Summary: This article combines the science of learning and instruction. After conducting numerous research trials, the author concludes that some multi-media led instructional strategies are more conducive to learning than others. In the article he highlights 10 effective principles of multimedia instruction. Here are his findings:

  1. Eliminate extraneous material.
  2. Highlight essential material.
  3. Present pictures and spoken words rather than pictures spoken words, and printed words.
  4. Place printed text next to the corresponding part of the graphic.
  5. Present corresponding graphics and words at the same time.
  6. Break a continuous lesson into learner-paced parts.
  7. Provide pre-training on the names, locations, and characteristics of key concepts.
  8. Present graphics with spoken text rather than graphics with printed text.
  9. Present words and pictures rather than words alone.
  10. Present words in conversational style rather than formal style.

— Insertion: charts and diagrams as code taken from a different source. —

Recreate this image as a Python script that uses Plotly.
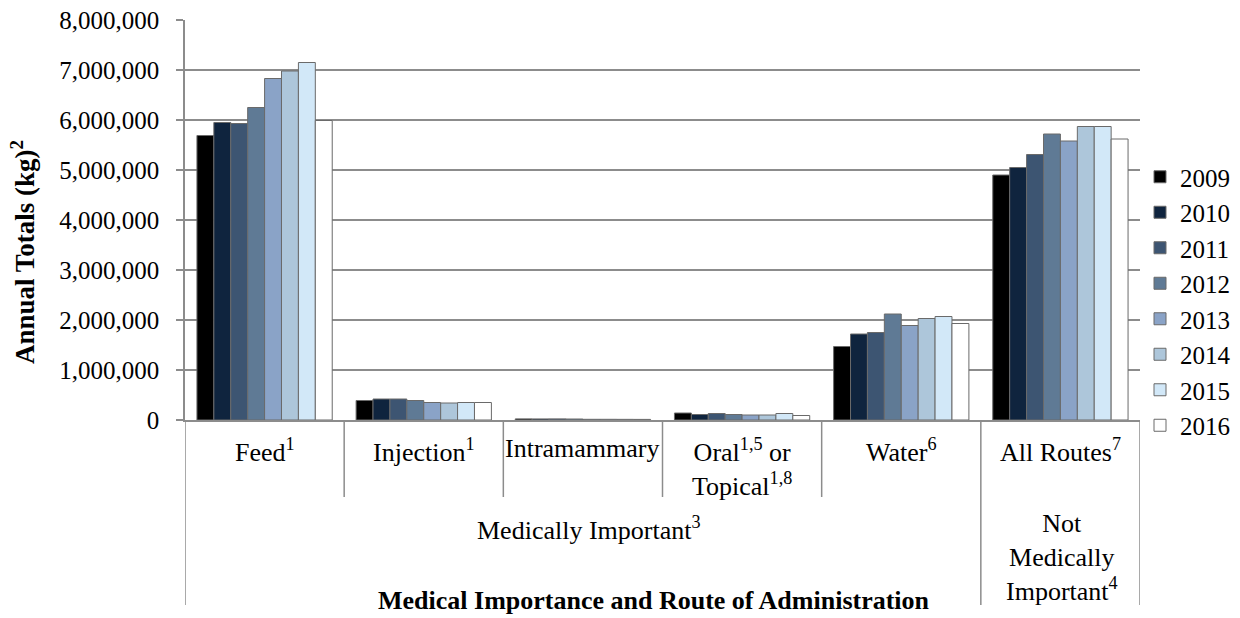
import plotly.graph_objects as go

# ── Data (kg) ─────────────────────────────────────────────────────
YEARS = ["2009", "2010", "2011", "2012", "2013", "2014", "2015", "2016"]
ROUTES = ["Feed", "Injection", "Intramammary", "Oral/Topical", "Water", "All Routes"]

FEED         = [5690000, 5950000, 5930000, 6250000, 6830000, 6980000, 7150000, 5990000]
INJECTION    = [390000, 420000, 420000, 390000, 350000, 340000, 350000, 350000]
INTRAMAMMARY = [22000, 21000, 22000, 20000, 14000, 14000, 13000, 12000]
ORAL_TOPICAL = [140000, 110000, 130000, 110000, 100000, 100000, 130000, 90000]
WATER        = [1470000, 1720000, 1750000, 2120000, 1890000, 2030000, 2070000, 1930000]
ALL_ROUTES   = [4900000, 5050000, 5310000, 5720000, 5580000, 5870000, 5870000, 5620000]

SERIES = [FEED, INJECTION, INTRAMAMMARY, ORAL_TOPICAL, WATER, ALL_ROUTES]

COLORS = ["#000000", "#0F243E", "#3D5572", "#5F7A95",
          "#8AA3C7", "#ADC6DA", "#D2E8F8", "#FFFFFF"]

# ── Style ─────────────────────────────────────────────────────────
FONT = "Liberation Serif"
GRAY = "#8C8C8C"
W, H = 1240, 618
L, R, T, B = 185, 100, 20, 198
PLOT_H = H - T - B


def py(pixel_y):
    """pixel row -> paper y"""
    return (H - B - pixel_y) / PLOT_H


def px(pixel_x):
    """pixel column -> paper x"""
    return (pixel_x - L) / (W - L - R)


fig = go.Figure()
for i, year in enumerate(YEARS):
    fig.add_trace(go.Bar(
        x=ROUTES,
        y=[s[i] for s in SERIES],
        name=year,
        marker=dict(color=COLORS[i], line=dict(color="#6A6A6A", width=1)),
    ))

# ── Table-style category axis below the plot ──────────────────────
shapes = []
for b in [-0.5, 4.5, 5.5]:
    shapes.append(dict(type="line", xref="x", yref="paper", x0=b, x1=b,
                       y0=0, y1=py(605), line=dict(color=GRAY, width=1.5)))
for b in [0.5, 1.5, 2.5, 3.5]:
    shapes.append(dict(type="line", xref="x", yref="paper", x0=b, x1=b,
                       y0=0, y1=py(497), line=dict(color=GRAY, width=1.5)))

ROW1 = py(432)
lab = dict(font=dict(family=FONT, size=26, color="black"),
           showarrow=False, xanchor="center")
annotations = [
    dict(x="Feed", xref="x", yref="paper", y=ROW1, yanchor="top",
         text="Feed<sup>1</sup>", **lab),
    dict(x="Injection", xref="x", yref="paper", y=ROW1, yanchor="top",
         text="Injection<sup>1</sup>", **lab),
    dict(x="Intramammary", xref="x", yref="paper", y=ROW1, yanchor="top",
         text="Intramammary", **lab),
    dict(x="Oral/Topical", xref="x", yref="paper", y=ROW1, yanchor="top",
         text="Oral<sup>1,5</sup> or<br>Topical<sup>1,8</sup>", **lab),
    dict(x="Water", xref="x", yref="paper", y=ROW1, yanchor="top",
         text="Water<sup>6</sup>", **lab),
    dict(x="All Routes", xref="x", yref="paper", y=ROW1, yanchor="top",
         text="All Routes<sup>7</sup>", **lab),
    dict(x=px(589), xref="paper", yref="paper", y=py(528), yanchor="middle",
         text="Medically Important<sup>3</sup>", **lab),
    dict(x=px(1062), xref="paper", yref="paper", y=py(557), yanchor="middle",
         text="Not<br>Medically<br>Important<sup>4</sup>", **lab),
    dict(x=px(654), xref="paper", yref="paper", y=py(600), yanchor="middle",
         text="<b>Medical Importance and Route of Administration</b>", **lab),
    dict(x=px(23), xref="paper", yref="paper", y=py(252), textangle=-90,
         text="<b>Annual Totals (kg)<sup>2</sup></b>",
         font=dict(family=FONT, size=27, color="black"),
         showarrow=False, yanchor="middle", xanchor="center"),
]

fig.update_layout(
    width=W, height=H,
    margin=dict(l=L, r=R, t=T, b=B, autoexpand=False),
    paper_bgcolor="white",
    plot_bgcolor="white",
    barmode="group",
    bargap=0.15,
    bargroupgap=0,
    font=dict(family=FONT, color="black", size=25),
    legend=dict(x=1.0, xanchor="left", y=py(301), yanchor="middle",
                font=dict(family=FONT, size=25, color="black"),
                bgcolor="rgba(0,0,0,0)"),
    shapes=shapes,
    annotations=annotations,
)
fig.update_xaxes(showticklabels=False, ticks="", showgrid=False,
                 showline=True, linecolor=GRAY, linewidth=1.5,
                 range=[-0.5, 5.5])
fig.update_yaxes(range=[0, 8000000], dtick=1000000, tickformat=",d",
                 showgrid=True, gridcolor=GRAY, gridwidth=1.5,
                 zeroline=False,
                 showline=True, linecolor=GRAY, linewidth=1.5,
                 ticks="outside", ticklen=7, tickcolor=GRAY, tickwidth=1.5,
                 ticklabelstandoff=12,
                 tickfont=dict(family=FONT, size=25, color="black"))

# the page's default body margin would shift the figure by 8px
fig.write_html("out.html", config={"displayModeBar": False},
               post_script="document.body.style.margin='0';")
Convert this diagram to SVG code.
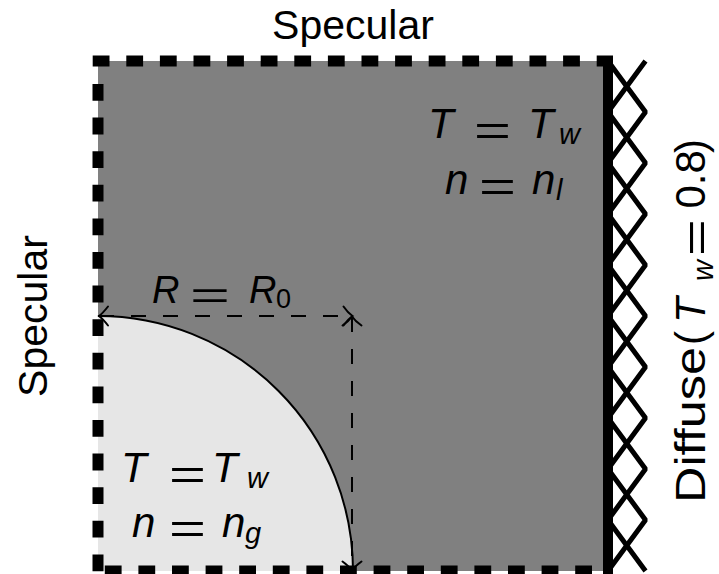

Evaluation: The author’s findings make sense to me. I especially like number three, which reminds the instruction to not include all the printed words on a slide when given a presentation. This is too distracting for the listener and they have a hard time deciding what to focus on.  When I taught middle school, I noticed that students often put all the text on their presentation slide. This makes for a boring presentation for the listener. I also like number 10. If a presentation is more conversational, the learner is more likely to tune into what is being said.